Portrait of a Marriage

TV Review

1990 | BBC
Reviewed January 6, 2007
Rating: 1 stars

Based on the book by Nigel Nicolson (son of Harold Nicolson and Vita Sackville-West), this four–part miniseries follows his famous parents’ unconventional union. Both bisexuals, they each had many extramarital affairs, yet their marriage remained solid and loving. Most of this miniseries focuses around Vita’s long and tempestuous affair with childhood friend Violet Treyfusis.
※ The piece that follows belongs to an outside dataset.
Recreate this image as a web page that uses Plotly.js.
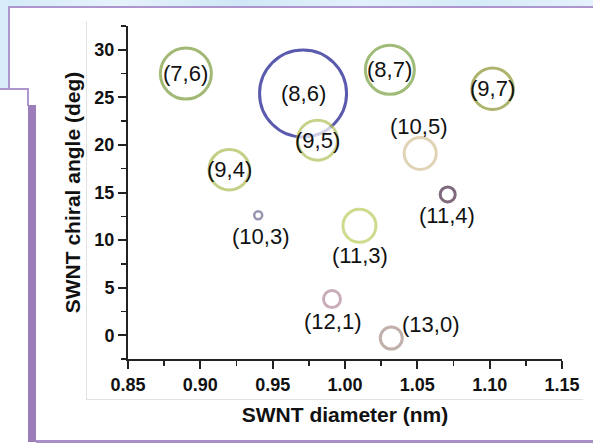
<!DOCTYPE html>
<html>
<head>
<meta charset="utf-8">
<script src="https://cdn.plot.ly/plotly-3.0.1.min.js"></script>
<style>
  html, body { margin: 0; padding: 0; background: #ffffff; }
  #wrap { position: relative; width: 593px; height: 443px; overflow: hidden; background: #ffffff; }
  .deco { position: absolute; }
  #chart { position: absolute; left: 0; top: 0; width: 593px; height: 443px; }
</style>
</head>
<body>
<div id="wrap">
  <!-- slide decoration -->
  <div class="deco" style="left:0;top:0;width:593px;height:7px;background:linear-gradient(100deg,#d3eaf8 0%,#e6f3fb 20%,#cfe7f6 40%,#e2f1fb 60%,#d5ebf8 80%,#e4f2fb 100%);"></div>
  <div class="deco" style="left:0;top:0;width:8px;height:88px;background:#d8ecf9;"></div>
  <div class="deco" style="left:8px;top:6px;width:585px;height:2px;background:#ad95cd;"></div>
  <div class="deco" style="left:8px;top:6px;width:2px;height:83px;background:#ad95cd;"></div>
  <div class="deco" style="left:0;top:88px;width:29px;height:2px;background:#ad95cd;"></div>
  <div class="deco" style="left:27px;top:88px;width:2px;height:18px;background:#ad95cd;"></div>
  <div class="deco" style="left:28px;top:105px;width:8px;height:337px;background:#9b7db9;"></div>
  <div class="deco" style="left:36px;top:440px;width:557px;height:3px;background:#a88fc8;"></div>
  <div class="deco" style="left:86px;top:21px;width:1px;height:378px;background:#e2e2e2;"></div>
  <div class="deco" style="left:86px;top:399px;width:497px;height:1px;background:#e2e2e2;"></div>
  <div id="chart"></div>
</div>
<script>
// ---- data ----
const chirality = ['(7,6)', '(8,6)', '(9,5)', '(8,7)', '(9,7)', '(9,4)', '(10,5)', '(11,4)', '(10,3)', '(11,3)', '(12,1)', '(13,0)'];
const diameterNm = [0.890, 0.971, 0.981, 1.031, 1.102, 0.920, 1.052, 1.071, 0.940, 1.010, 0.991, 1.032];
const chiralAngleDeg = [27.5, 25.4, 20.5, 27.9, 25.9, 17.4, 19.1, 14.8, 12.6, 11.5, 3.8, -0.3];
const relativeAbundance = [51, 87, 40, 49, 41.5, 40.5, 32, 15, 8, 33, 17, 22];
const xTickVals = [0.85, 0.90, 0.95, 1.00, 1.05, 1.10, 1.15];
const xTickText = ['0.85', '0.90', '0.95', '1.00', '1.05', '1.10', '1.15'];
const yTickVals = [0, 5, 10, 15, 20, 25, 30];
const yTickText = ['0', '5', '10', '15', '20', '25', '30'];

// ---- styling ----
const ringColor = {
  '(7,6)': '#7b9c3b', '(8,6)': '#15158c', '(9,5)': '#b3c05a', '(8,7)': '#78a03f',
  '(9,7)': '#8c9530', '(9,4)': '#adbb52', '(10,5)': '#d4c398', '(11,4)': '#4b2a47',
  '(10,3)': '#6c6a92', '(11,3)': '#bccb5e', '(12,1)': '#b58b9e', '(13,0)': '#a89088'
};
const ringWidth = { '(10,3)': 2.5 };
const labelShift = {
  '(10,5)': [-2, 27], '(10,3)': [2, -21], '(11,3)': [1, -30],
  '(11,4)': [-1, -21], '(12,1)': [1, -22], '(13,0)': [39, 14]
};
const FONT = '"Liberation Sans", Arial, Helvetica, sans-serif';

const trace = {
  type: 'scatter',
  mode: 'markers',
  x: diameterNm,
  y: chiralAngleDeg,
  hoverinfo: 'skip',
  marker: {
    symbol: 'circle',
    size: relativeAbundance,
    color: '#ffffff',
    line: {
      color: chirality.map(c => ringColor[c]),
      width: chirality.map(c => ringWidth[c] || 3)
    }
  },
  cliponaxis: false,
  showlegend: false
};

const annotations = chirality.map((c, i) => {
  const s = labelShift[c] || [0, 0];
  return {
    xref: 'x', yref: 'y', x: diameterNm[i], y: chiralAngleDeg[i],
    text: c, showarrow: false, xshift: s[0], yshift: s[1],
    font: { family: FONT, size: 22, color: '#111111' }
  };
});

const axisCommon = {
  showline: true, linecolor: '#222222', linewidth: 2,
  ticks: 'outside', ticklen: 8, tickwidth: 2, tickcolor: '#222222',
  showgrid: false, zeroline: false, mirror: false,
  tickfont: { family: FONT, size: 18, color: '#111111', weight: 'bold' }
};

const layout = {
  width: 593, height: 443,
  margin: { l: 128, r: 31, t: 26, b: 84 },
  paper_bgcolor: 'rgba(0,0,0,0)',
  plot_bgcolor: 'rgba(0,0,0,0)',
  font: { family: FONT },
  xaxis: Object.assign({}, axisCommon, {
    range: [0.85, 1.15],
    tickvals: xTickVals, ticktext: xTickText,
    minor: { dtick: 0.025, tick0: 0.85, ticks: 'outside', ticklen: 5, tickwidth: 1.5, tickcolor: '#222222' },
    title: { text: 'SWNT diameter (nm)', font: { family: FONT, size: 21, color: '#111111', weight: 'bold' }, standoff: 14 }
  }),
  yaxis: Object.assign({}, axisCommon, {
    range: [-2.5, 32.5],
    tickvals: yTickVals, ticktext: yTickText,
    minor: { dtick: 2.5, tick0: 0, ticks: 'outside', ticklen: 5, tickwidth: 1.5, tickcolor: '#222222' },
    title: { text: 'SWNT chiral angle (deg)', font: { family: FONT, size: 21, color: '#111111', weight: 'bold' }, standoff: 8 }
  }),
  annotations: annotations
};

Plotly.newPlot('chart', [trace], layout, { staticPlot: true, displayModeBar: false });
</script>
</body>
</html>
Titillating as all this sounds, it’s actually quite dull; things trot along nicely for the first episode, but by the second episode the story has been reduced to tortured stares, nudity and lewdity, and “romantic” twaddle. It’s not so much a portrait of Harold and Vita’s marriage as it is a portrait of Vita and Violet’s drawn-out love affair, which (despite the constant sex) is remarkably boring, punctuated by obnoxious displays of selfishness and the all–too–frequent abusive encounter. If the titular marriage was really like this, I’m quite amazed that Nigel Nicolson remembers it so glowingly; if this miniseries were to be believed, his mother was a selfish pig and his father was a doormat—and neither of them gave a damn about the kids. Not worth watching, unless you’re truly hard–up for some half–hearted lesbian erotica.